What President Barack Obama Didn’t (or couldn’t) Say

As I listened to yet another speech in which it felt like the President didn’t or couldn’t say what he wanted to say, I found my mind wandering to what he may have wished he could. In my head, it sounded something like this:

My fellow Americans,

It is with a heavy heart that I speak here tonight. To the parents, family, and friends of Michael Brown, my deepest sympathies continue to go out to you. Tonight, an unusual series of legal events came to conclusion in Ferguson, Missouri. Late this evening, the prosecutor announced that the Grand Jury did not return an indictment on Officer Darren Wilson for the shooting death of Mike Brown. It is highly unusual for a prosecutor to present an entire case to a Grand Jury, as was the case here. Attorney General Eric Holder has monitored the situation, and the case remains open on a Federal Level. As updates become available, we will be sure to bring them to you in a timely fashion.

This is not the first time I have addressed the nation like this. Just last year, in the wake of the verdict in the Trayvon Martin case, I spoke to you of the sadness and frustration I and others felt. America has made much progress towards racial equality. But too often, the assumption is made that no further progress is needed. On nights like tonight, it is difficult to remember that much progress has been made at all.

I know many of you are angry. I am angry too. The untimely death of a young American should always be met with righteous anger. As you take to the streets tonight, be mindful. No one should dare tell those of you with broken hearts and clenched fists the appropriate amount of anger you are allowed to have. That is for you to decide. I caution against the release of that anger against your neighborhood where your community lives and against the businesses where your neighbors work. Most of all, I hope that you stay safe, and that as you work to find an appropriate release for this grief and outrage, your frustration turns to progress.

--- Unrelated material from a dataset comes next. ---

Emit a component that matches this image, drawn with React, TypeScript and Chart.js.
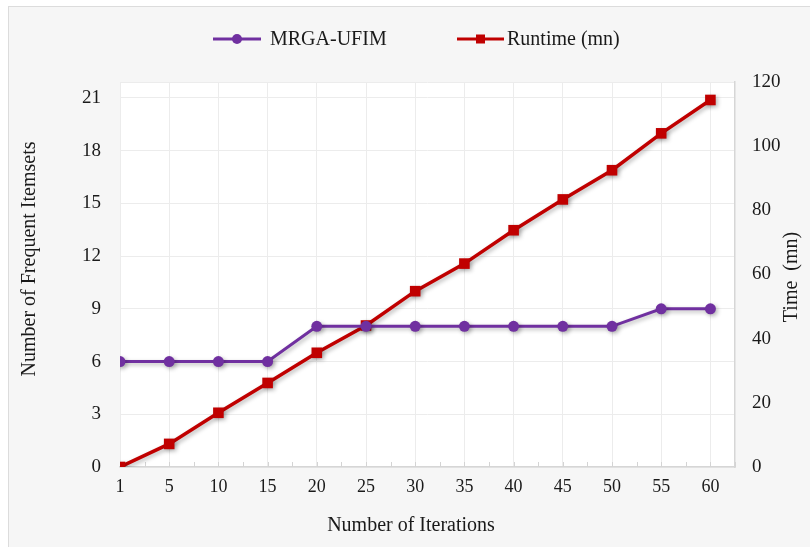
import React, { useEffect, useRef } from 'react';
import { Chart, registerables } from 'chart.js';

Chart.register(...registerables);

const iterations: string[] = ['1', '5', '10', '15', '20', '25', '30', '35', '40', '45', '50', '55', '60'];
const frequentItemsets: number[] = [6, 6, 6, 6, 8, 8, 8, 8, 8, 8, 8, 9, 9];
const runtimeMn: number[] = [0, 7.2, 16.9, 26.2, 35.6, 44.1, 54.8, 63.4, 73.8, 83.4, 92.5, 104, 114.4];
const leftTickStep = 3;
const rightTickStep = 20;
const xTitle = 'Number of Iterations';
const yTitle = 'Number of Frequent Itemsets';
const y1Title = 'Time  (mn)';

const PURPLE = '#7030A0';
const RED = '#C00000';
const FONT = "'Liberation Serif', 'Times New Roman', serif";
const TEXT = '#1a1a1a';

const framePlugin = {
  id: 'frame',
  beforeDraw(chart: any) {
    const { ctx, width, height, chartArea } = chart;
    ctx.save();
    ctx.fillStyle = '#ffffff';
    ctx.fillRect(0, 0, width, height);
    ctx.fillStyle = '#f6f6f6';
    ctx.fillRect(8, 6, width, height);
    ctx.strokeStyle = '#dcdcdc';
    ctx.lineWidth = 1;
    ctx.strokeRect(8.5, 6.5, width + 10, height + 10);
    ctx.fillStyle = '#ffffff';
    ctx.fillRect(chartArea.left, chartArea.top, chartArea.right - chartArea.left, chartArea.bottom - chartArea.top);
    ctx.restore();
  },
};

const shadowPlugin = {
  id: 'lineShadow',
  beforeDatasetsDraw(chart: any) {
    const ctx = chart.ctx;
    ctx.save();
    ctx.shadowColor = 'rgba(0,0,0,0.28)';
    ctx.shadowBlur = 4;
    ctx.shadowOffsetX = 2;
    ctx.shadowOffsetY = 2;
  },
  afterDatasetsDraw(chart: any) {
    chart.ctx.restore();
  },
};

const extrasPlugin = {
  id: 'extras',
  beforeDatasetsDraw(chart: any) {
    const { ctx, chartArea, scales } = chart;
    const xs = scales.x;
    ctx.save();
    ctx.strokeStyle = '#d4d4d4';
    ctx.lineWidth = 1;
    for (let v = 0; v <= iterations.length - 0.5; v += 0.5) {
      const px = Math.round(xs.getPixelForValue(v)) + 0.5;
      ctx.beginPath();
      ctx.moveTo(px, chartArea.bottom);
      ctx.lineTo(px, chartArea.bottom - 5);
      ctx.stroke();
    }
    ctx.restore();
  },
  afterDraw(chart: any) {
    const { ctx } = chart;
    ctx.fillStyle = TEXT;
    ctx.textAlign = 'center';

    // axis titles
    ctx.save();
    ctx.font = `20px ${FONT}`;
    ctx.textBaseline = 'alphabetic';
    ctx.fillText(xTitle, 411, 531);
    ctx.restore();

    ctx.save();
    ctx.font = `20px ${FONT}`;
    ctx.textBaseline = 'middle';
    ctx.translate(30, 259);
    ctx.rotate(-Math.PI / 2);
    ctx.fillText(yTitle, 0, 0);
    ctx.restore();

    ctx.save();
    ctx.font = `20px ${FONT}`;
    ctx.textBaseline = 'middle';
    ctx.translate(792, 277);
    ctx.rotate(-Math.PI / 2);
    ctx.fillText(y1Title, 0, 0);
    ctx.restore();

    // legend
    ctx.save();
    const y = 39;
    ctx.font = `20px ${FONT}`;
    ctx.textBaseline = 'middle';
    ctx.textAlign = 'left';
    ctx.lineWidth = 3;
    ctx.strokeStyle = PURPLE;
    ctx.beginPath();
    ctx.moveTo(213, y);
    ctx.lineTo(261, y);
    ctx.stroke();
    ctx.fillStyle = PURPLE;
    ctx.beginPath();
    ctx.arc(237, y, 5, 0, Math.PI * 2);
    ctx.fill();
    ctx.fillStyle = TEXT;
    ctx.fillText(chart.data.datasets[0].label, 270, y + 1);

    ctx.strokeStyle = RED;
    ctx.beginPath();
    ctx.moveTo(457, y);
    ctx.lineTo(504, y);
    ctx.stroke();
    ctx.fillStyle = RED;
    ctx.fillRect(476, y - 4.5, 9, 9);
    ctx.fillStyle = TEXT;
    ctx.fillText(chart.data.datasets[1].label, 507, y + 1);
    ctx.restore();
  },
};

export default function App() {
  const canvasRef = useRef<HTMLCanvasElement | null>(null);

  useEffect(() => {
    document.body.style.margin = '0';
    const canvas = canvasRef.current;
    if (!canvas) return;
    const chart = new Chart(canvas, {
      type: 'line',
      data: {
        datasets: [
          {
            label: 'MRGA-UFIM',
            data: frequentItemsets.map((v, i) => ({ x: i, y: v })),
            yAxisID: 'y',
            borderColor: PURPLE,
            backgroundColor: PURPLE,
            borderWidth: 3,
            pointStyle: 'circle',
            pointRadius: 5.5,
            pointBorderWidth: 0,
            tension: 0,
          },
          {
            label: 'Runtime (mn)',
            data: runtimeMn.map((v, i) => ({ x: i, y: v })),
            yAxisID: 'y1',
            borderColor: RED,
            backgroundColor: RED,
            borderWidth: 3.5,
            pointStyle: 'rect',
            pointRadius: 7.5,
            pointBorderWidth: 0,
            tension: 0,
          },
        ],
      },
      options: {
        responsive: false,
        animation: false,
        layout: { padding: { top: 82, left: 0, right: 0, bottom: 0 } },
        plugins: {
          legend: { display: false },
          tooltip: { enabled: false },
        },
        scales: {
          x: {
            type: 'linear',
            min: 0,
            max: iterations.length - 0.5,
            afterFit: (s: any) => { s.height = 80; },
            afterBuildTicks: (s: any) => {
              s.ticks = iterations.map((_, i) => ({ value: i }));
            },
            ticks: {
              padding: 9,
              color: TEXT,
              font: { family: FONT, size: 18 },
              maxRotation: 0,
              autoSkip: false,
              callback: (v: any) => iterations[v as number] ?? '',
            },
            grid: { color: '#ececec', drawTicks: false, lineWidth: 1 },
            border: { display: true, color: '#d6d6d6', width: 1.5 },
            title: { display: false },
          },
          y: {
            type: 'linear',
            position: 'left',
            min: 0,
            max: 21.9,
            afterFit: (s: any) => { s.width = 120; },
            afterBuildTicks: (s: any) => {
              const t = [];
              for (let v = 0; v <= 21; v += leftTickStep) t.push({ value: v });
              t.push({ value: 21.9 });
              s.ticks = t;
            },
            ticks: {
              padding: 19,
              color: TEXT,
              font: { family: FONT, size: 19 },
              callback: (v: any) => (Number(v) % leftTickStep === 0 ? String(v) : ''),
            },
            grid: { color: '#ececec', drawTicks: false },
            border: { display: false },
            title: { display: false },
          },
          y1: {
            type: 'linear',
            position: 'right',
            min: 0,
            max: 120,
            afterFit: (s: any) => { s.width = 75; },
            ticks: {
              stepSize: rightTickStep,
              padding: 17,
              color: TEXT,
              font: { family: FONT, size: 19 },
            },
            grid: { display: false, drawTicks: false },
            border: { display: true, color: '#d6d6d6', width: 1.5 },
          },
        },
      },
      plugins: [framePlugin, extrasPlugin, shadowPlugin],
    } as any);
    return () => chart.destroy();
  }, []);

  return <canvas ref={canvasRef} width={810} height={547} style={{ display: 'block' }} />;
}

In the face of unspeakable tragedy, the Brown family has time and again pointed forward, ever mindful of wanting justice for what has happened. They have spoken here and abroad about the need for police to be held accountable for incidents like this and to prevent such incidents in the future. In the coming weeks, my administration will begin evaluating how to assist with implementing these changes, including the use of body cameras worn by on-duty officers so that conflicting witness statements are a thing of the past. It is unacceptable that a black man is killed by police every 28 hours in this country. The origins of this problem have deep and complicated roots that date back to the founding of a nation built by slave labor. They are difficult to address and provoke strong emotional reactions. But that does not mean they should be avoided. It is a straight line from the birth of this nation to the street where Mike Brown’s body lay for hours. While that line is inching upwards towards progress, it must rise faster, and we must ensure that it does.

Today is not a day America should take pride in. But as has been the case time and again, we must turn adversity into opportunity and tragedy into transformation. I urge the police in Ferguson tonight to remember their sworn duty to serve and protect above all else. I urge protesters taking to the streets to be safe. And I urge all of you to pause and reflect on where we are as a nation and where we must be so that no other teenage boy suffers the fate Michael Brown did.

Goodnight. May God bless the grieving in Ferguson, Missouri. And May God bless all of America.